Zubair Tufail also discussed the detrimental impact of Iranian fuel smuggling on Pakistan’s already struggling industry. Citing a report from S&P Global Commodity Insights, he revealed that Iranian fuel is significantly cheaper than its official retail counterpart, contributing to a thriving black market. This price disparity has enabled private dealers to capitalize on the situation by selling Iranian diesel at rates lower than local dealers.
The consequences of fuel smuggling are dire. According to the Oil & Gas Regulatory Authority (OGRA), an estimated 4,000 tonnes of fuel per day are illicitly entering Pakistan, resulting in a staggering monthly revenue loss of around 10.2 billion rupees.
The issue of smuggling has also aggravated food inflation in Pakistan, with consumers turning to cheaper, smuggled Iranian goods in the face of soaring prices. Food inflation has reached an alarming 42 percent, compelling consumers to seek alternatives like smuggled Iranian oil and cheese, which are reportedly available in major cities.
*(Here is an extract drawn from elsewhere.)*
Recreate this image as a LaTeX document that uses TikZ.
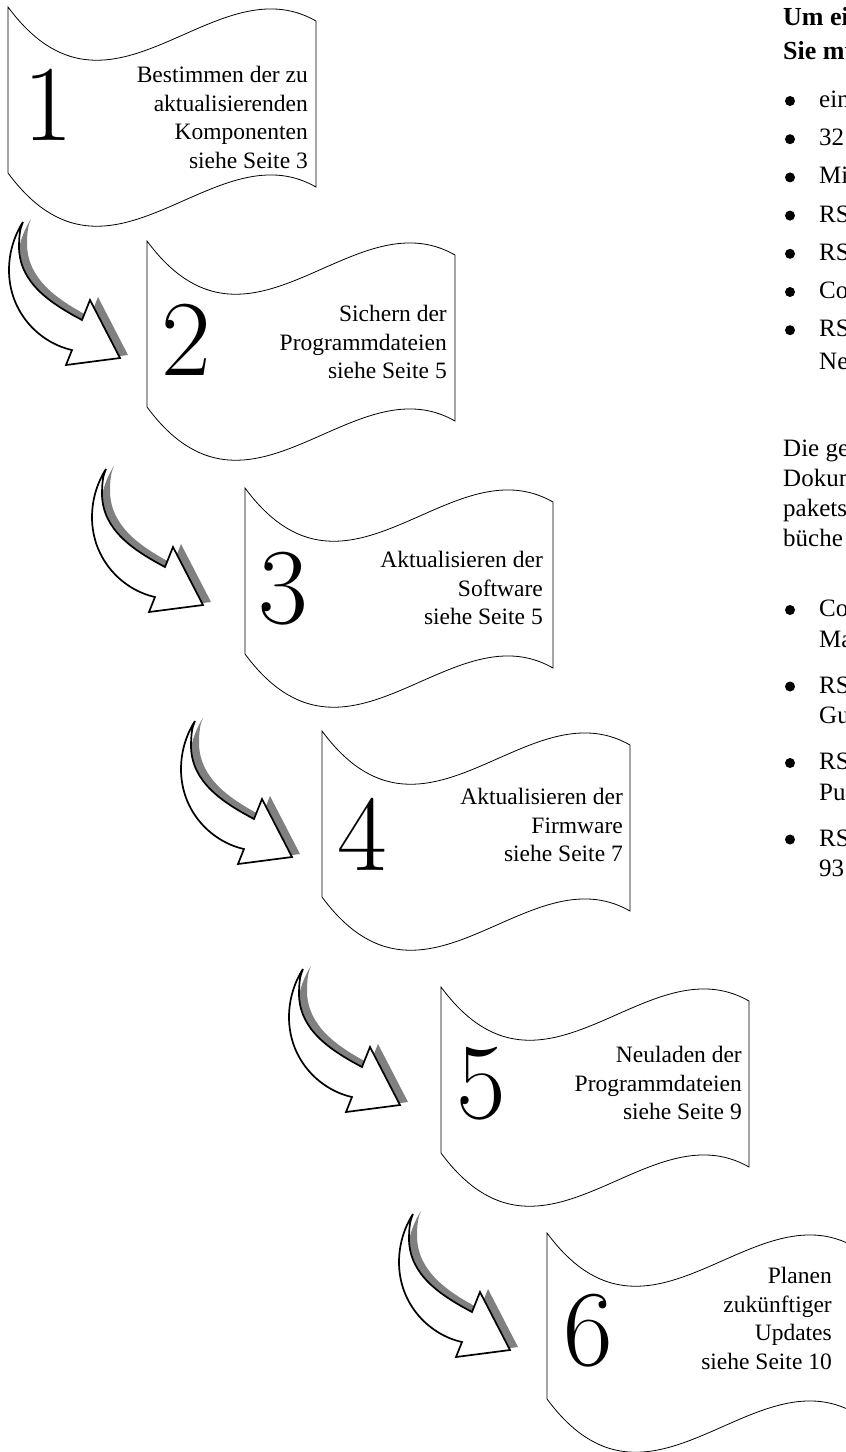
\documentclass[tikz,border=0pt]{standalone}
\usepackage{fontspec}
\newfontfamily\timesf{Liberation Serif}
\tikzset{
  bannerline/.style={draw=black, line width=0.8pt, fill=white},
  bignum/.style={font=\fontsize{108}{110}\selectfont, inner sep=0pt},
  bantext/.style={font=\timesf\fontsize{23.5}{28.7}\selectfont, align=right, inner sep=0pt, anchor=north east},
  coltext/.style={font=\timesf\fontsize{25}{30}\selectfont, inner sep=0pt, anchor=base west},
  colhead/.style={font=\timesf\bfseries\fontsize{26}{30}\selectfont, inner sep=0pt, anchor=base west},
  dot/.style={circle, fill=black, inner sep=0pt, minimum size=10pt},
  banner/.pic={
    \path[bannerline] (0,0) .. controls (103,139) and (205,-45) .. (308,14)
      -- (308,180) .. controls (205,121) and (103,305) .. (0,166) -- cycle;
  },
  bigarrow/.pic={
    \fill[black!50] [shift={(8,-3)}]
      (-97,-136) .. controls (-106,-122) and (-111,-105) .. (-111,-88)
      .. controls (-111,-45) and (-80,-15) .. (-48,-8) -- (-54,7) -- (0,0)
      -- (-30,-58) -- (-38,-38) .. controls (-70,-55) and (-100,-75) .. (-101,-110)
      .. controls (-101,-122) and (-100,-130) .. (-97,-136) -- cycle;
    \path[draw=black, fill=white, line width=1.7pt, line join=miter]
      (-97,-136) .. controls (-106,-122) and (-111,-105) .. (-111,-88)
      .. controls (-111,-45) and (-80,-15) .. (-48,-8) -- (-54,7) -- (0,0)
      -- (-30,-58) -- (-38,-38) .. controls (-70,-55) and (-100,-75) .. (-101,-110)
      .. controls (-101,-122) and (-100,-130) .. (-97,-136) -- cycle;
  }
}
\begin{document}
\begin{tikzpicture}[x=1pt, y=-1pt]
\clip (0,0) rectangle (846,1452);
\fill[white] (0,0) rectangle (846,1452);

% banners
\pic at (8,7) {banner};
\node[bignum] (n1) at (48,105) {1};
\node[bantext] (t1) at (308,66) {Bestimmen der zu\\aktualisierenden\\Komponenten\\siehe Seite 3};

\pic at (147,241) {banner};
\node[bignum] (n2) at (186,340) {2};
\node[bantext] (t2) at (447,305) {Sichern der\\Programmdateien\\siehe Seite 5};

\pic at (245,488) {banner};
\node[bignum] (n3) at (283,589) {3};
\node[bantext] (t3) at (543,551) {Aktualisieren der\\Software\\siehe Seite 5};

\pic at (322,731) {banner};
\node[bignum] (n4) at (362,834) {4};
\node[bantext] (t4) at (623,788) {Aktualisieren der\\Firmware\\siehe Seite 7};

\pic at (441,987) {banner};
\node[bignum] (n5) at (481,1084) {5};
\node[bantext] (t5) at (742,1046) {Neuladen der\\Programmdateien\\siehe Seite 9};

\pic at (547,1233) {banner};
\node[bignum] (n6) at (588,1331) {6};
\node[bantext] (t6) at (832,1267) {Planen\\zukünftiger\\Updates\\siehe Seite 10};

% arrows
\pic at (120,358) {bigarrow};
\pic at (203,605) {bigarrow};
\pic at (292,857) {bigarrow};
\pic at (400,1105) {bigarrow};
\pic at (510,1350) {bigarrow};

% right column (cut off by the page edge)
\node[colhead] (h1) at (783,25) {Um ei};
\node[colhead] (h2) at (783,59) {Sie mu};
\foreach \yy/\tt [count=\i] in {101/ein,139.2/32,177.4/Mi,215.6/RS,253.8/RS,292/Co,330.2/RS}{
  \node[dot] (b\i) at (790,\yy) {};
  \node[coltext] (l\i) at (819,\yy+6.5) {\tt};
}
\node[coltext] (l8) at (819,369) {Ne};
\node[coltext] (p1) at (783,456) {Die ge};
\node[coltext] (p2) at (783,486) {Dokum};
\node[coltext] (p3) at (783,516) {pakets};
\node[coltext] (p4) at (783,546) {büche};
\foreach \yy/\ta/\tb [count=\i] in {610/Co/Ma,686.5/RS/Gu,763/RS/Pu,839.5/RS/93}{
  \node[dot] (c\i) at (790,\yy) {};
  \node[coltext] (ca\i) at (819,\yy+6.5) {\ta};
  \node[coltext] (cb\i) at (819,\yy+37) {\tb};
}
\end{tikzpicture}
\end{document}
In light of these circumstances, Zubair Tufail expressed skepticism about achieving the ambitious target of 9400 billion rupees in tax collection. He called for urgent and coordinated efforts from all stakeholders and address this critical issue, preserve legitimate trade, and safeguard Pakistan’s economic interests.He added that FBR can stop this smuggling through Directorate of customs intelligence agencies.